Haiti's presidential runoff vote will take place on January 24, along with the second round of legislative elections, according to a presidential decree published.
The elections were originally scheduled for December 27 but were postponed indefinitely after vote fraud allegations, raising new fears for stability in the poorest country in the Americas.
In the October 25 first round to choose a successor to President Michel Martelly, the candidate he backed -- Jovenel Moise -- drew 32.8 percent of the vote against 25.3 percent for Jude Celestin.
A runoff had been due to go ahead on December 27 but was then cancelled after fraud allegations.
The first round and the subsequent lengthy and delayed vote count were marked by street protests alleging official corruption.
Celestin refused to campaign until an independent electoral commission was set up. The commission found in its report, released Sunday, that work by the government's Electoral Board was sloppy and led to many irregularities.
The October presidential election was the latest attempt in the Caribbean nation to shed chronic political instability and work toward development.

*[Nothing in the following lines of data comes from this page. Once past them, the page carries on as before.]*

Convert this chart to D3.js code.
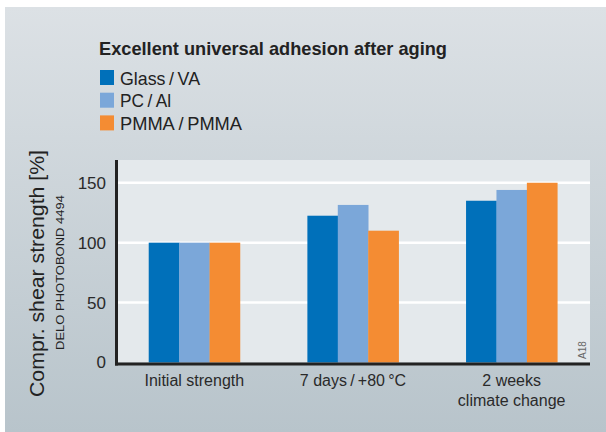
<!DOCTYPE html>
<html><head><meta charset="utf-8">
<script src="https://cdn.jsdelivr.net/npm/d3@7"></script>
<style>body{margin:0;background:#fff}svg{display:block}text{font-family:"Liberation Sans",Arial,sans-serif}</style>
</head><body>
<script>
const categories = ["Initial strength", "7 days\u2009/\u2009+80\u2009°C", "2 weeks\nclimate change"];
const seriesNames = ["Glass\u2009/\u2009VA", "PC\u2009/\u2009Al", "PMMA\u2009/\u2009PMMA"];
const seriesColors = ["#0070ba", "#7ba7d9", "#f48c33"];
const glassVA = [100, 122.5, 135];
const pcAl = [100, 131.5, 144];
const pmma = [100, 110, 150];
const yTicks = [0, 50, 100, 150];
const values = [glassVA, pcAl, pmma];
const legendWidths = [80, 51, 122];

const W = 606, H = 432;
const svg = d3.select("body").append("svg").attr("width", W).attr("height", H);
const defs = svg.append("defs");
const g = defs.append("linearGradient").attr("id","bg").attr("x1",0).attr("y1",0).attr("x2",0).attr("y2",1);
g.append("stop").attr("offset","0%").attr("stop-color","#dce1e5");
g.append("stop").attr("offset","100%").attr("stop-color","#b8c4cb");
svg.append("rect").attr("x",5).attr("y",7).attr("width",W-5).attr("height",H-7).attr("fill","url(#bg)");

const pLeft = 118, pRight = 589, pTop = 160, base = 362.5;
const x = d3.scaleBand().domain(categories).range([pLeft-3, pRight+2]).paddingInner(0.425).paddingOuter(0.2125);
const y = d3.scaleLinear().domain([0, 169]).range([base, pTop]);
const xs = d3.scaleBand().domain(seriesNames).range([0, x.bandwidth()]);

svg.append("rect").attr("x",pLeft).attr("y",pTop).attr("width",pRight-pLeft+1).attr("height",base-pTop).attr("fill","#e4e9ec");

// gridlines
svg.append("g").selectAll("line").data(yTicks.filter(d=>d>0)).join("line")
  .attr("x1",pLeft).attr("x2",pRight+1).attr("y1",d=>y(d)).attr("y2",d=>y(d))
  .attr("stroke","#fff").attr("stroke-width",2.5);

// bars
const rows = [];
categories.forEach((c,i)=>seriesNames.forEach((s,j)=>rows.push({c,s,v:values[j][i],col:seriesColors[j]})));
svg.append("g").selectAll("rect").data(rows).join("rect")
  .attr("x",d=>x(d.c)+xs(d.s)).attr("width",xs.bandwidth()+0.3)
  .attr("y",d=>y(d.v)).attr("height",d=>base-y(d.v)).attr("fill",d=>d.col);

// y axis
const yAxis = svg.append("g").attr("transform",`translate(${pLeft-2},0)`)
  .call(d3.axisLeft(y).tickValues(yTicks).tickSize(0).tickPadding(10));
yAxis.select(".domain").remove();
yAxis.selectAll("text").attr("font-size",17).attr("fill","#2a2a2a").attr("font-family","Liberation Sans, Arial, sans-serif");

// axis lines
svg.append("line").attr("x1",pLeft-1.5).attr("x2",pLeft-1.5).attr("y1",pTop).attr("y2",base+3).attr("stroke","#222").attr("stroke-width",3);
svg.append("line").attr("x1",pLeft-3).attr("x2",pRight+1).attr("y1",base+1.5).attr("y2",base+1.5).attr("stroke","#222").attr("stroke-width",3);

// x labels
const xl = svg.append("g").selectAll("text").data(categories).join("text")
  .attr("x",d=>x(d)+x.bandwidth()/2).attr("y",386).attr("text-anchor","middle")
  .attr("font-size",16).attr("fill","#2a2a2a");
xl.each(function(d){
  const lines = d.split("\n");
  const t = d3.select(this);
  lines.forEach((l,i)=>t.append("tspan").attr("x",x(d)+x.bandwidth()/2).attr("dy",i?20:0).text(l));
});

// title
svg.append("text").attr("x",99).attr("y",55).attr("font-size",19).attr("font-weight","bold").attr("fill","#222")
  .attr("textLength",348).attr("lengthAdjust","spacingAndGlyphs").text("Excellent universal adhesion after aging");

// legend
const leg = svg.append("g").selectAll("g").data(seriesNames).join("g")
  .attr("transform",(d,i)=>`translate(100,${70+i*22.7})`);
leg.append("rect").attr("width",14).attr("height",15).attr("fill",(d,i)=>seriesColors[i]);
leg.append("text").attr("x",20).attr("y",14.5).attr("font-size",19).attr("fill","#222")
  .attr("textLength",(d,i)=>legendWidths[i]).attr("lengthAdjust","spacingAndGlyphs").text(d=>d);

// y title
svg.append("text").attr("transform","translate(44,273.5) rotate(-90)").attr("text-anchor","middle")
  .attr("font-size",20).attr("fill","#222").attr("textLength",247).attr("lengthAdjust","spacingAndGlyphs")
  .text("Compr. shear strength [%]");
svg.append("text").attr("transform","translate(64,272.5) rotate(-90)").attr("text-anchor","middle")
  .attr("font-size",11).attr("fill","#222").attr("textLength",155).attr("lengthAdjust","spacingAndGlyphs")
  .text("DELO PHOTOBOND 4494");
svg.append("text").attr("transform","translate(586,350) rotate(-90)").attr("text-anchor","middle")
  .attr("font-size",10).attr("fill","#666").text("A18");
</script>
</body></html>
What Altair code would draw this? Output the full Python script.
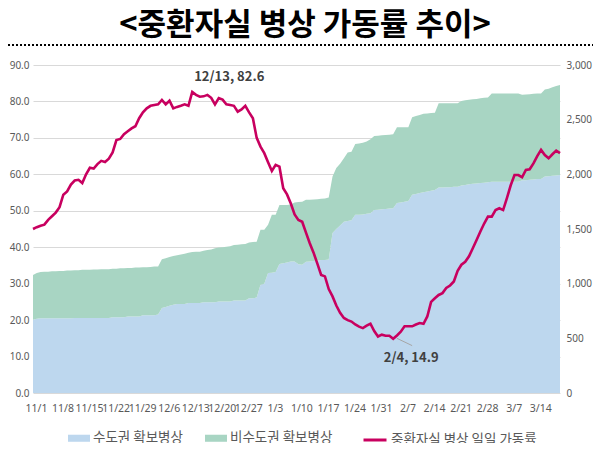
import altair as alt
import pandas as pd

# ---- data ----
start_date = "2021-11-01"

rate = [
    45.0, 45.5, 45.9, 46.2, 47.5, 48.5, 49.5, 51.0, 54.4, 55.3,
    57.2, 58.3, 58.5, 57.6, 60.0, 61.8, 61.6, 62.8, 63.7, 63.4,
    64.3, 66.0, 69.4, 69.7, 71.0, 71.8, 72.6, 73.2, 75.4, 77.0,
    78.1, 78.8, 79.0, 79.2, 80.4, 79.2, 80.2, 78.1, 78.5, 78.8,
    79.2, 78.8, 82.6, 81.8, 81.3, 81.4, 81.8, 81.0, 79.2, 80.9,
    80.5, 79.2, 79.0, 78.8, 77.2, 77.8, 78.8, 77.0, 75.4, 70.0,
    67.6, 65.8, 63.3, 60.9, 62.6, 62.1, 56.2, 54.5, 52.0, 49.0,
    47.5, 47.0, 44.0, 41.1, 38.5, 35.5, 32.4, 32.0, 28.5, 26.5,
    24.0, 22.0, 20.6, 20.0, 19.6, 18.8, 18.2, 17.8, 18.5, 19.0,
    17.0, 15.5, 16.0, 15.7, 15.7, 14.9, 15.8, 16.8, 18.3, 18.3,
    18.3, 18.8, 19.2, 19.0, 21.0, 25.0, 26.0, 26.9, 27.4, 28.8,
    29.5, 30.6, 33.5, 35.2, 36.0, 37.5, 39.7, 42.0, 44.3, 46.5,
    48.4, 48.4, 50.2, 50.7, 50.2, 53.5, 57.0, 59.8, 59.8, 59.2,
    61.2, 61.4, 63.0, 65.0, 66.7, 65.3, 64.4, 65.5, 66.5, 65.8,
]

capital_beds = [
    670, 680, 683, 683, 683, 683, 683, 683, 683, 683,
    683, 687, 687, 687, 687, 687, 687, 687, 687, 687,
    687, 693, 693, 693, 693, 700, 700, 700, 700, 710,
    710, 710, 710, 717, 777, 787, 797, 807, 813, 813,
    813, 823, 823, 823, 823, 830, 830, 830, 830, 837,
    837, 837, 837, 847, 847, 847, 847, 867, 867, 873,
    990, 1000, 1097, 1100, 1107, 1180, 1187, 1193, 1203, 1203,
    1177, 1173, 1200, 1203, 1207, 1213, 1217, 1217, 1220, 1463,
    1500, 1533, 1567, 1573, 1580, 1630, 1630, 1633, 1640, 1643,
    1673, 1677, 1680, 1683, 1687, 1690, 1737, 1743, 1750, 1757,
    1813, 1820, 1830, 1837, 1843, 1850, 1857, 1880, 1880, 1883,
    1883, 1887, 1887, 1897, 1903, 1910, 1913, 1917, 1920, 1923,
    1927, 1933, 1933, 1933, 1933, 1933, 1933, 1933, 1933, 1947,
    1947, 1950, 1953, 1957, 1957, 1980, 1983, 1987, 1990, 1993,
]

noncapital_beds = [
    410, 417, 424, 427, 427, 430, 430, 434, 434, 437,
    437, 436, 436, 440, 440, 440, 443, 443, 446, 446,
    446, 444, 444, 447, 447, 443, 443, 447, 447, 440,
    440, 443, 447, 440, 446, 446, 446, 446, 447, 454,
    460, 460, 467, 470, 470, 470, 477, 483, 493, 493,
    496, 500, 506, 506, 510, 513, 516, 510, 513, 510,
    503, 493, 443, 530, 523, 540, 533, 527, 520, 540,
    570, 577, 567, 564, 563, 560, 560, 563, 567, 517,
    557, 564, 580, 627, 627, 647, 653, 657, 660, 677,
    677, 676, 677, 677, 676, 677, 693, 687, 680, 673,
    710, 713, 713, 716, 714, 710, 706, 770, 770, 767,
    767, 763, 763, 773, 774, 773, 774, 773, 777, 777,
    776, 807, 807, 807, 807, 807, 807, 807, 807, 780,
    783, 783, 784, 783, 783, 797, 800, 810, 817, 824,
]

tick_dates = [
    (2021, 11, 1), (2021, 11, 8), (2021, 11, 15), (2021, 11, 22), (2021, 11, 29),
    (2021, 12, 6), (2021, 12, 13), (2021, 12, 20), (2021, 12, 27), (2022, 1, 3),
    (2022, 1, 10), (2022, 1, 17), (2022, 1, 24), (2022, 1, 31), (2022, 2, 7),
    (2022, 2, 14), (2022, 2, 21), (2022, 2, 28), (2022, 3, 7), (2022, 3, 14),
]

region_names = ["수도권 확보병상", "비수도권 확보병상"]
region_colors = ["#BDD7EE", "#A8D5C3"]
line_name = "중환자실 병상 일일 가동률"
line_color = "#C8005F"
title_text = "<중환자실 병상 가동률 추이>"

peak_label = ("2021-12-13", 82.6, "12/13, 82.6")
low_label = ("2022-02-04", 14.9, "2/4, 14.9")
leader = ("2022-02-05", 15.0, "2022-02-09", 13.0)

# ---- tables ----
dates = pd.date_range(start_date, periods=len(rate), freq="D")
df_line = pd.DataFrame({"date": dates, "rate": rate, "name": line_name})
df_area = pd.concat([
    pd.DataFrame({"date": dates, "beds": capital_beds, "region": region_names[0], "ord": 0}),
    pd.DataFrame({"date": dates, "beds": noncapital_beds, "region": region_names[1], "ord": 1}),
], ignore_index=True)

FONT = "Noto Sans CJK KR"
NUMFONT = "Noto Sans"
GRAY = "#595959"

x_enc = alt.X(
    "date:T",
    scale=alt.Scale(domain=[alt.DateTime(year=2021, month=11, date=1),
                            alt.DateTime(year=2022, month=3, date=20)], nice=False),
    axis=alt.Axis(
        values=[alt.DateTime(year=y, month=m, date=d) for (y, m, d) in tick_dates],
        format="%-m/%-d", title=None, grid=False, domain=False, ticks=False,
        labelPadding=10, tickOffset=3, labelColor=GRAY, labelFont=NUMFONT, labelFontSize=10.5,
        labelOverlap=False, labelFlush=False,
    ),
)

y_rate = alt.Y(
    "rate:Q",
    scale=alt.Scale(domain=[0, 90], nice=False),
    axis=alt.Axis(
        orient="left", values=list(range(0, 91, 10)), format=".1f", title=None,
        grid=True, gridColor="#D9D9D9", domain=False, ticks=False, labelPadding=4,
        labelColor=GRAY, labelFont=NUMFONT, labelFontSize=10,
    ),
)

area = alt.Chart(df_area).mark_area(opacity=1).encode(
    x=x_enc,
    y=alt.Y(
        "beds:Q", stack="zero",
        scale=alt.Scale(domain=[0, 3000], nice=False),
        axis=alt.Axis(
            orient="right", values=list(range(0, 3001, 500)), format=",.0f", title=None,
            grid=False, domain=False, ticks=False, labelPadding=6,
            labelColor=GRAY, labelFont=NUMFONT, labelFontSize=10,
        ),
    ),
    color=alt.Color(
        "region:N",
        scale=alt.Scale(domain=region_names, range=region_colors),
        legend=alt.Legend(
            orient="none", legendX=35, legendY=362, direction="horizontal", title=None,
            symbolType="M-1,-0.32H1V0.32H-1Z", symbolSize=484, symbolStrokeWidth=0,
            labelFont=FONT, labelFontSize=13.5, labelColor=GRAY, labelOffset=3,
            labelLimit=0, columnPadding=22,
        ),
    ),
    order=alt.Order("ord:Q"),
)

line = alt.Chart(df_line).mark_line(strokeWidth=2.6).encode(
    x=x_enc,
    y=y_rate,
    stroke=alt.Stroke(
        "name:N",
        scale=alt.Scale(domain=[line_name], range=[line_color]),
        legend=alt.Legend(
            orient="none", legendX=329, legendY=362, direction="horizontal", title=None,
            symbolType="stroke", symbolSize=529, symbolStrokeWidth=3,
            labelFont=FONT, labelFontSize=13.5, labelColor=GRAY, labelOffset=3,
            labelLimit=0,
        ),
    ),
)

df_peak = pd.DataFrame({"date": [pd.Timestamp(peak_label[0])], "rate": [peak_label[1]], "label": [peak_label[2]]})
df_low = pd.DataFrame({"date": [pd.Timestamp(low_label[0])], "rate": [low_label[1]], "label": [low_label[2]]})
df_leader = pd.DataFrame({"date": [pd.Timestamp(leader[0])], "rate": [leader[1]],
                          "date2": [pd.Timestamp(leader[2])], "rate2": [leader[3]]})

ann_peak = alt.Chart(df_peak).mark_text(
    dx=37, dy=-15, font=FONT, fontSize=13, fontWeight="bold", color="#404040", baseline="middle"
).encode(x=x_enc, y=y_rate, text="label:N")

ann_low = alt.Chart(df_low).mark_text(
    dx=18, dy=19, font=FONT, fontSize=13, fontWeight="bold", color="#404040", baseline="middle"
).encode(x=x_enc, y=y_rate, text="label:N")

lead = alt.Chart(df_leader).mark_rule(color="#A6A6A6", strokeWidth=1).encode(
    x=x_enc, y=y_rate, x2="date2:T", y2="rate2:Q"
)

rate_layer = alt.layer(line, lead, ann_peak, ann_low)

df_title = pd.DataFrame({"t": [title_text]})
title_mark = alt.Chart(df_title).mark_text(
    font=FONT, fontSize=31, fontWeight="bold", color="#000000", align="center", baseline="middle"
).encode(text="t:N", x=alt.value(272), y=alt.value(-39))

sep = alt.Chart(df_title).mark_rule(color="#000000", strokeWidth=2, strokeDash=[2, 2]).encode(
    x=alt.value(-25), x2=alt.value(560), y=alt.value(-20)
)

chart = alt.layer(area, rate_layer, sep, title_mark).resolve_scale(
    y="independent"
).properties(
    width=527, height=328,
    autosize=alt.AutoSizeParams(type="none"),
    padding={"left": 25, "top": 57, "right": 33, "bottom": 50},
).configure_view(stroke=None)

chart.save("out.html", embed_options={"renderer": "svg", "actions": False})
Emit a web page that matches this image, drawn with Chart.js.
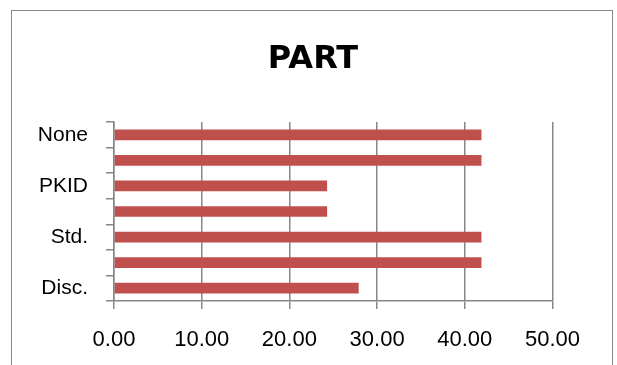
<!DOCTYPE html>
<html>
<head>
<meta charset="utf-8">
<script src="https://cdn.jsdelivr.net/npm/chart.js@4"></script>
<style>
  html, body { margin: 0; padding: 0; background: #fff; overflow: hidden; }
  #wrap { position: relative; width: 617px; height: 365px; }
  #frame { position: absolute; left: 11px; top: 10px; width: 602px; height: 400px;
           border: 1.5px solid #8a8a8a; box-sizing: border-box; }
  canvas { position: absolute; left: 0; top: 0; }
</style>
</head>
<body>
<div id="wrap">
  <div id="frame"></div>
  <canvas id="chart" width="617" height="365"></canvas>
</div>
<script>
// categories top to bottom (only every other one gets a label in the original)
const categories = ['None', '', 'PKID', '', 'Std.', '', 'Disc.'];
const values     = [41.9, 41.9, 24.3, 24.3, 41.9, 41.9, 27.9];
const xTicks     = [0, 10, 20, 30, 40, 50];

const FONT = "'Liberation Sans', Arial, sans-serif";
const GRID = '#878787';

// centre the title on the framed box rather than the padded layout width
const centreTitle = {
  id: 'centreTitle',
  afterLayout(chart) {
    const t = chart.titleBlock;
    if (t) { t.left = 0; t.right = 626; t.width = 626; }
  }
};

new Chart(document.getElementById('chart').getContext('2d'), {
  type: 'bar',
  data: {
    labels: categories,
    datasets: [{
      data: values,
      backgroundColor: '#C0504D',
      borderWidth: 0,
      barPercentage: 0.84,
      categoryPercentage: 0.5
    }]
  },
  options: {
    indexAxis: 'y',
    responsive: false,
    animation: false,
    layout: { padding: { left: 0, right: 64.5, top: 0, bottom: 0 } },
    plugins: {
      legend: { display: false },
      tooltip: { enabled: false },
      title: {
        display: true,
        text: 'PART',
        color: '#000',
        font: { family: "'DejaVu Sans', sans-serif", size: 32, weight: 'bold' },
        padding: { top: 40, bottom: 43.6 }
      }
    },
    scales: {
      x: {
        min: xTicks[0],
        max: xTicks[xTicks.length - 1],
        afterBuildTicks: s => { s.ticks = xTicks.map(v => ({ value: v })); },
        afterFit: s => { s.height = 64; },
        ticks: {
          color: '#000',
          font: { family: FONT, size: 22 },
          padding: 18,
          maxRotation: 0,
          callback: v => Number(v).toFixed(2)
        },
        grid: { color: GRID, lineWidth: 1.5, tickLength: 8 },
        border: { color: GRID, width: 1.5 }
      },
      y: {
        afterFit: s => { s.width = 114; },
        ticks: {
          color: '#000',
          font: { family: FONT, size: 21 },
          padding: 18,
          autoSkip: false
        },
        grid: { drawOnChartArea: false, color: GRID, lineWidth: 1.5, tickLength: 8, offset: true },
        border: { color: GRID, width: 1.5 }
      }
    }
  },
  plugins: [centreTitle]
});
</script>
</body>
</html>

After being mired for years in a political crisis that kept any elections from being held, Haiti went on an electoral marathon in 2015, holding legislative, municipal and presidential polls.
Haiti is still struggling to recover from a devastating 2010 earthquake that killed more than 250,000 people and crippled the nation's infrastructure.
Since the end of the Duvalier dictatorship in 1986, Haiti has been jolted by coups and contested elections that have further undermined the fragile economy.